Deux livres que tout oppose ? Faut voir…
Oui, il faut voir d’abord les Poupées en mal d’enfantement de Mariette. Dans une galerie de portraits, qui tient du livre pieux de jadis et de l’inventaire de momies, l’artiste de saint- Laurent du pont dérange et émeut. Ne serait-ce que par son postulat : » j’ai eu trois enfants que j’aime, et je me suis rendu compte que j’avais été frustrée de ne pas avoir vécu leurs naissances. Il me fallait exprimer cette douleur, ce manque cette frustration ».

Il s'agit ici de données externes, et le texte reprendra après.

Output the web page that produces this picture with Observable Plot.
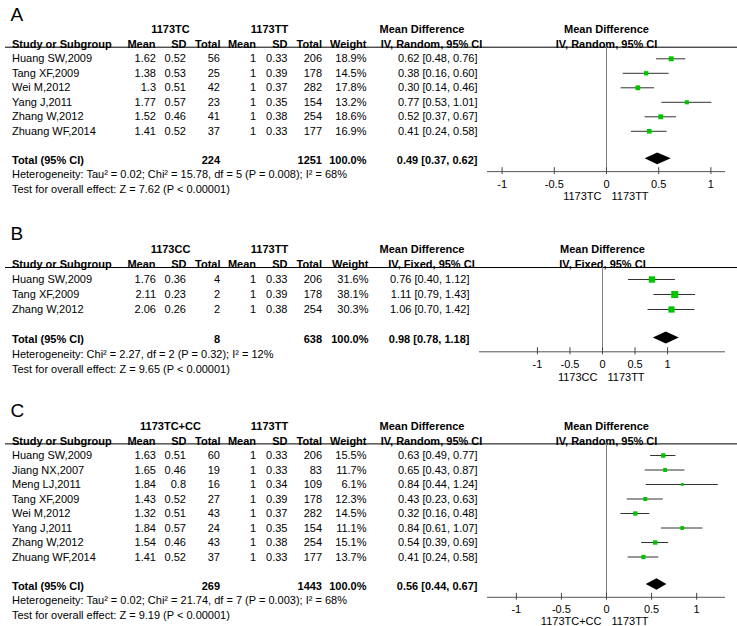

Comme un vertigineux prolongement du plus fascinant et du plus énigmatique des processus biologiques, Mariette a ainsi créé sept cents figurines de femmes qui contiennent toute, en elles-mêmes, au-delà es blessures et des déchirures, une promesse de vie. C’est sur le fond ténébreux des pages d’un album pour le moins singulier qu’on découvre la reproduction de ce petit peuple de tissus et de cordelettes, de rubans et de médailles, de statuettes démembrées et de fragments de tableaux anciens. Un peuple qui a manifestement valeur d’exorcisme pour sa conceptrice et qui nous parle d’un autre monde, entre envoûtement et terreur, entre blasphème
Et vénération.
Des poupées , il y en a aussi dans Soudards et belles garces . Pas les mêmes , on l’aura compris .Celles-ci sont nées sous le crayon du géant de la bande dessinée transalpine, Sergio Toppi. Mises en espace par le « raconteur d’images »isérois Mosquitos, les créatures du graphiste milanais sont en perpétuel conflit avec ces montres armés-samouraïs, brutes ou chacals-que le dessinateur se plaît à convoquer et repousser. Chaque tableau offre une scène de guerre ou d’épopée, très pertinemment rehaussée par les textes brefs du poète grenoblois Jean-Louis Roux « l’ horreur est le propre des affreux : l’effroi les laisse froids, l’abomination est leur nation ;leur âme est grimaçante ;alors ils se font le visage qui va avec. Leur figure est un masque, mais sans rien derrière ».
Un univers bien loin de celui de Mariette ? Faut voir, faut voir…Et faut lire aussi.
« Poupées en mal d’enfantement »de Mariette, éditions YMNA (6 bis rue de Châteaudun 2800 chartes)
« Soudards et belles garces » de Sergio Toppi, Mosquito éditions (1 ter rue des sablons 38120 Saint-Egrève).